Material provided:
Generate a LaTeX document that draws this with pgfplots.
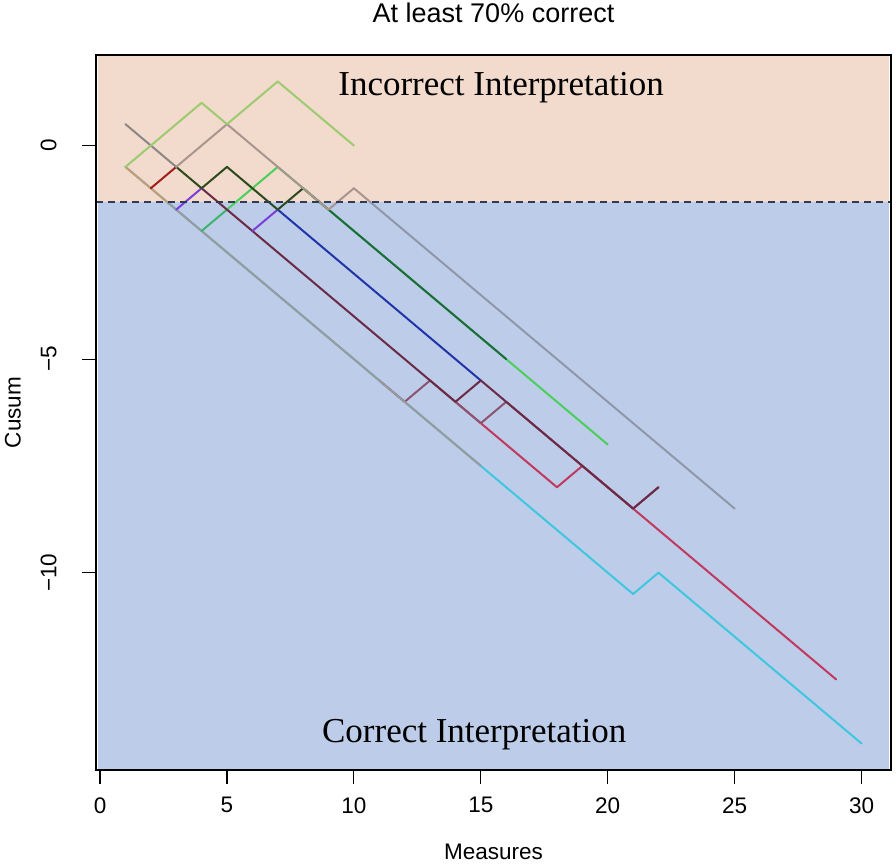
\documentclass[border=0pt]{standalone}
\usepackage{pgfplots}
\pgfplotsset{compat=1.18}
\usepackage{fontspec}
\setmainfont{Liberation Sans}
\newfontfamily\timesfont{Liberation Serif}
\definecolor{pinkbg}{HTML}{F2DACD}
\definecolor{bluebg}{HTML}{BDCCE8}
\definecolor{dashc}{HTML}{2E3B55}
\definecolor{cyanL}{HTML}{3FC7E0}
\definecolor{grayL}{HTML}{9A9A9C}
\definecolor{tanL}{HTML}{C89B74}
\definecolor{redL}{HTML}{C0395E}
\definecolor{mauveL}{HTML}{8A5570}
\definecolor{maroonL}{HTML}{6B2A45}
\definecolor{blueL}{HTML}{2035A8}
\definecolor{purpleL}{HTML}{7B3FD8}
\definecolor{seaL}{HTML}{3BB56A}
\definecolor{limeL}{HTML}{4ACF5A}
\definecolor{dgreenA}{HTML}{2C4A1C}
\definecolor{dgreenB}{HTML}{1F6B3F}
\definecolor{dredL}{HTML}{A0201C}
\definecolor{grayA}{HTML}{8C8686}
\definecolor{rosyL}{HTML}{A8968E}
\definecolor{slateL}{HTML}{8F98A9}
\definecolor{ygreenL}{HTML}{9CCB70}
\begin{document}
\begin{tikzpicture}
\begin{axis}[
  name=ax,
  scale only axis,
  width=397.5pt, height=357.5pt,
  xmin=-0.16, xmax=31.16, ymin=-14.62, ymax=2.12,
  axis on top,
  xtick={0,5,10,15,20,25,30},
  ytick={-10,-5,0},
  yticklabels={−10,−5,0},
  tick align=outside,
  xtick pos=left, ytick pos=left,
  major tick length=7pt,
  tick style={black, line width=0.6pt},
  axis line style={line width=0.7pt},
  /pgf/number format/assume math mode=true,
  tick label style={font=\fontsize{11.25}{13.5}\selectfont, inner sep=0pt},
  xticklabel style={anchor=north},
  xticklabel shift=6.5pt,
  yticklabel style={rotate=90, anchor=south},
  yticklabel shift=12.5pt,
  xlabel={Measures}, ylabel={Cusum},
  label style={font=\fontsize{11.25}{13.5}\selectfont},
  xlabel style={at={(axis description cs:0.5,-0.1147)}, anchor=center},
  ylabel style={at={(axis description cs:-0.1044,0.5)}, anchor=center},
  title={At least 70\% correct},
  title style={at={(axis description cs:0.5,1.0419)}, anchor=center, font=\fontsize{13.5}{16}\selectfont},
  every axis plot/.append style={line width=1pt, line join=round, line cap=round},
]
\fill[pinkbg] (axis cs:-0.10,-1.32) rectangle (axis cs:31.10,2.085);
\fill[bluebg] (axis cs:-0.10,-14.585) rectangle (axis cs:31.10,-1.32);

\addplot[cyanL] coordinates {(1,-0.5) (21,-10.5) (22,-10) (30,-14)};
\addplot[redL] coordinates {(14,-6) (15,-6.5) (18,-8) (19,-7.5) (29,-12.5)};
\addplot[mauveL] coordinates {(11,-5.5) (12,-6) (13,-5.5) (15,-6.5) (16,-6) (21,-8.5) (22,-8)};
\addplot[grayL] coordinates {(2.64,-1.32) (15,-7.5)};
\addplot[tanL] coordinates {(1,-0.5) (2.64,-1.32)};
\addplot[seaL] coordinates {(4,-2) (5,-1.5)};
\addplot[limeL] coordinates {(5,-1.5) (7,-0.5) (20,-7)};
\addplot[blueL] coordinates {(7,-1.5) (15,-5.5)};
\addplot[maroonL] coordinates {(4,-1) (14,-6) (15,-5.5) (21,-8.5) (22,-8)};
\addplot[purpleL] coordinates {(3,-1.5) (4,-1)};
\addplot[purpleL] coordinates {(6,-2) (7,-1.5)};
\addplot[dgreenB] coordinates {(8,-1) (16,-5)};
\addplot[dgreenA] coordinates {(3,-0.5) (4,-1) (5,-0.5) (7,-1.5) (8,-1)};
\addplot[dredL] coordinates {(2,-1) (3,-0.5)};
\addplot[grayA] coordinates {(1,0.5) (3,-0.5)};
\addplot[rosyL] coordinates {(3,-0.5) (5,0.5) (9,-1.5) (10,-1) (10.64,-1.32)};
\addplot[slateL] coordinates {(10.64,-1.32) (25,-8.5)};
\addplot[ygreenL] coordinates {(1,-0.5) (4,1) (5,0.5) (7,1.5) (10,0)};

\addplot[dashc, line width=0.75pt, dash pattern=on 3.5pt off 2.5pt, line cap=butt] coordinates {(-0.16,-1.32) (31.16,-1.32)};

\node[font=\timesfont\fontsize{17.5}{20}\selectfont, anchor=base] at (axis cs:15.8,1.16) {Incorrect Interpretation};
\node[font=\timesfont\fontsize{17.5}{20}\selectfont, anchor=base] at (axis cs:14.74,-13.98) {Correct Interpretation};
\end{axis}
\pgfresetboundingbox
\path ([xshift=-48pt,yshift=-47.5pt]ax.south west) rectangle ([xshift=2.5pt,yshift=27.5pt]ax.north east);
\end{tikzpicture}
\end{document}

Description of the task: Pictures in the data above should not be copied; transcribe everything else exactly.

Complete output:
Generate a LaTeX document that draws this with pgfplots.
\documentclass[border=0pt]{standalone}
\usepackage{pgfplots}
\pgfplotsset{compat=1.18}
\usepackage{fontspec}
\setmainfont{Liberation Sans}
\newfontfamily\timesfont{Liberation Serif}
\definecolor{pinkbg}{HTML}{F2DACD}
\definecolor{bluebg}{HTML}{BDCCE8}
\definecolor{dashc}{HTML}{2E3B55}
\definecolor{cyanL}{HTML}{3FC7E0}
\definecolor{grayL}{HTML}{9A9A9C}
\definecolor{tanL}{HTML}{C89B74}
\definecolor{redL}{HTML}{C0395E}
\definecolor{mauveL}{HTML}{8A5570}
\definecolor{maroonL}{HTML}{6B2A45}
\definecolor{blueL}{HTML}{2035A8}
\definecolor{purpleL}{HTML}{7B3FD8}
\definecolor{seaL}{HTML}{3BB56A}
\definecolor{limeL}{HTML}{4ACF5A}
\definecolor{dgreenA}{HTML}{2C4A1C}
\definecolor{dgreenB}{HTML}{1F6B3F}
\definecolor{dredL}{HTML}{A0201C}
\definecolor{grayA}{HTML}{8C8686}
\definecolor{rosyL}{HTML}{A8968E}
\definecolor{slateL}{HTML}{8F98A9}
\definecolor{ygreenL}{HTML}{9CCB70}
\begin{document}
\begin{tikzpicture}
\begin{axis}[
  name=ax,
  scale only axis,
  width=397.5pt, height=357.5pt,
  xmin=-0.16, xmax=31.16, ymin=-14.62, ymax=2.12,
  axis on top,
  xtick={0,5,10,15,20,25,30},
  ytick={-10,-5,0},
  yticklabels={−10,−5,0},
  tick align=outside,
  xtick pos=left, ytick pos=left,
  major tick length=7pt,
  tick style={black, line width=0.6pt},
  axis line style={line width=0.7pt},
  /pgf/number format/assume math mode=true,
  tick label style={font=\fontsize{11.25}{13.5}\selectfont, inner sep=0pt},
  xticklabel style={anchor=north},
  xticklabel shift=6.5pt,
  yticklabel style={rotate=90, anchor=south},
  yticklabel shift=12.5pt,
  xlabel={Measures}, ylabel={Cusum},
  label style={font=\fontsize{11.25}{13.5}\selectfont},
  xlabel style={at={(axis description cs:0.5,-0.1147)}, anchor=center},
  ylabel style={at={(axis description cs:-0.1044,0.5)}, anchor=center},
  title={At least 70\% correct},
  title style={at={(axis description cs:0.5,1.0419)}, anchor=center, font=\fontsize{13.5}{16}\selectfont},
  every axis plot/.append style={line width=1pt, line join=round, line cap=round},
]
\fill[pinkbg] (axis cs:-0.10,-1.32) rectangle (axis cs:31.10,2.085);
\fill[bluebg] (axis cs:-0.10,-14.585) rectangle (axis cs:31.10,-1.32);

\addplot[cyanL] coordinates {(1,-0.5) (21,-10.5) (22,-10) (30,-14)};
\addplot[redL] coordinates {(14,-6) (15,-6.5) (18,-8) (19,-7.5) (29,-12.5)};
\addplot[mauveL] coordinates {(11,-5.5) (12,-6) (13,-5.5) (15,-6.5) (16,-6) (21,-8.5) (22,-8)};
\addplot[grayL] coordinates {(2.64,-1.32) (15,-7.5)};
\addplot[tanL] coordinates {(1,-0.5) (2.64,-1.32)};
\addplot[seaL] coordinates {(4,-2) (5,-1.5)};
\addplot[limeL] coordinates {(5,-1.5) (7,-0.5) (20,-7)};
\addplot[blueL] coordinates {(7,-1.5) (15,-5.5)};
\addplot[maroonL] coordinates {(4,-1) (14,-6) (15,-5.5) (21,-8.5) (22,-8)};
\addplot[purpleL] coordinates {(3,-1.5) (4,-1)};
\addplot[purpleL] coordinates {(6,-2) (7,-1.5)};
\addplot[dgreenB] coordinates {(8,-1) (16,-5)};
\addplot[dgreenA] coordinates {(3,-0.5) (4,-1) (5,-0.5) (7,-1.5) (8,-1)};
\addplot[dredL] coordinates {(2,-1) (3,-0.5)};
\addplot[grayA] coordinates {(1,0.5) (3,-0.5)};
\addplot[rosyL] coordinates {(3,-0.5) (5,0.5) (9,-1.5) (10,-1) (10.64,-1.32)};
\addplot[slateL] coordinates {(10.64,-1.32) (25,-8.5)};
\addplot[ygreenL] coordinates {(1,-0.5) (4,1) (5,0.5) (7,1.5) (10,0)};

\addplot[dashc, line width=0.75pt, dash pattern=on 3.5pt off 2.5pt, line cap=butt] coordinates {(-0.16,-1.32) (31.16,-1.32)};

\node[font=\timesfont\fontsize{17.5}{20}\selectfont, anchor=base] at (axis cs:15.8,1.16) {Incorrect Interpretation};
\node[font=\timesfont\fontsize{17.5}{20}\selectfont, anchor=base] at (axis cs:14.74,-13.98) {Correct Interpretation};
\end{axis}
\pgfresetboundingbox
\path ([xshift=-48pt,yshift=-47.5pt]ax.south west) rectangle ([xshift=2.5pt,yshift=27.5pt]ax.north east);
\end{tikzpicture}
\end{document}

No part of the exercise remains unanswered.